Core Values - An entity should clearly consider and define the rules by which it will play. Core values can cover a broad spectrum involving concepts of fair play, human dignity, ethics, employment/promotion/ compensation, quality, customer service, environmental awareness, and so forth. If an organization does not cause its members to understand and focus on these important elements, it will soon find participants becoming solely "profit-centric." This behavior inevitably leads to a short term focus and potentially illegal practices that provide the seeds of self destruction. Remember that management is to build business value by making the right decisions; and, decisions about core values are essential.

Mission - Many companies attempt to prepare a pithy statement about their mission. For example:

"At IBM, we strive to lead in the creation, development and manufacture of the industry's most advanced information technologies, including computer systems, software, networking systems, storage devices and microelectronics. We translate these advanced technologies into value for our customers through our professional solutions and services businesses worldwide."

Such mission statements provide a snapshot of the organization and provide a focal point against which to match ideas and actions. They provide an important planning element because they define the organization's purpose and direction. Interestingly, some organizations have avoided "missioning," in fear that it will limit opportunity for expansive thinking. For example, General Electric specifically states that it does not have a mission statement, per se. Instead, its operating philosophy and business objectives are clearly articulated each year in the Letter to Shareowners, Employees and Customers.

In some sense, though, GE's logo reflects its mission: "imagination at work". Perhaps the subliminal mission is to pursue opportunity wherever it can be found. As a result, GE is one of the world's most diversified entities in terms of the range of products and services it offers.

Objectives - An organization must also consider its specific objectives.
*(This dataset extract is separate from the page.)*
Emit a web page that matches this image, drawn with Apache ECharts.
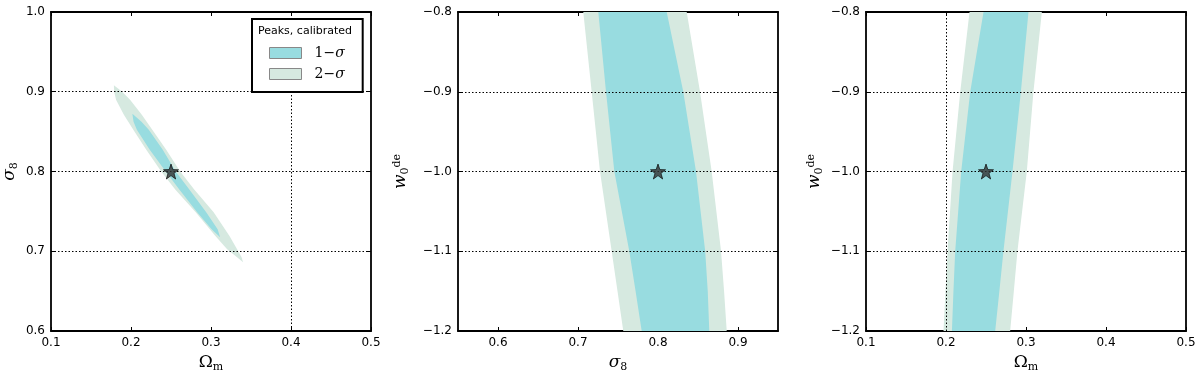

In the case of GE:

"Imagine, solve, build and lead - four bold verbs that express what it is to be part of GE. Their action-oriented nature says something about who we are - and should serve to energize ourselves and our teams around leading change and driving performance."

The objective of a business organization must include delivery of goods or services while providing a return (i.e., driving performance) for its investors. Without this objective, the organization serves no purpose and/or will cease to exist.

Overall, then, the strategic structure of an organization is established by how well it defines its values and purpose. But, how does the managerial accountant help in this process? At first glance, these strategic issues seem to be broad and without accounting context. But, information is needed about the "returns" that are being generated for investors; this accounting information is necessary to determine whether the profit objective is being achieved. Actually, though, managerial accounting goes much deeper. For example, how are core values policed? Consider that someone must monitor and provide information on environmental compliance. What is the most effective method for handling and properly disposing of hazardous waste? Are there alternative products that may cost more to acquire but cost less to dispose? What system must be established to record and track such material, etc.? All of these issues require "accountability." As another example, ethical codes likely deal with bidding procedures to obtain the best prices from capable suppliers.

What controls are needed to monitor the purchasing process, provide for the best prices, and audit the quality of procured goods? All of these issues quickly evolve into internal accounting tasks. And, the managerial accountant will be heavily involved in providing input on all phases of corporate strategy.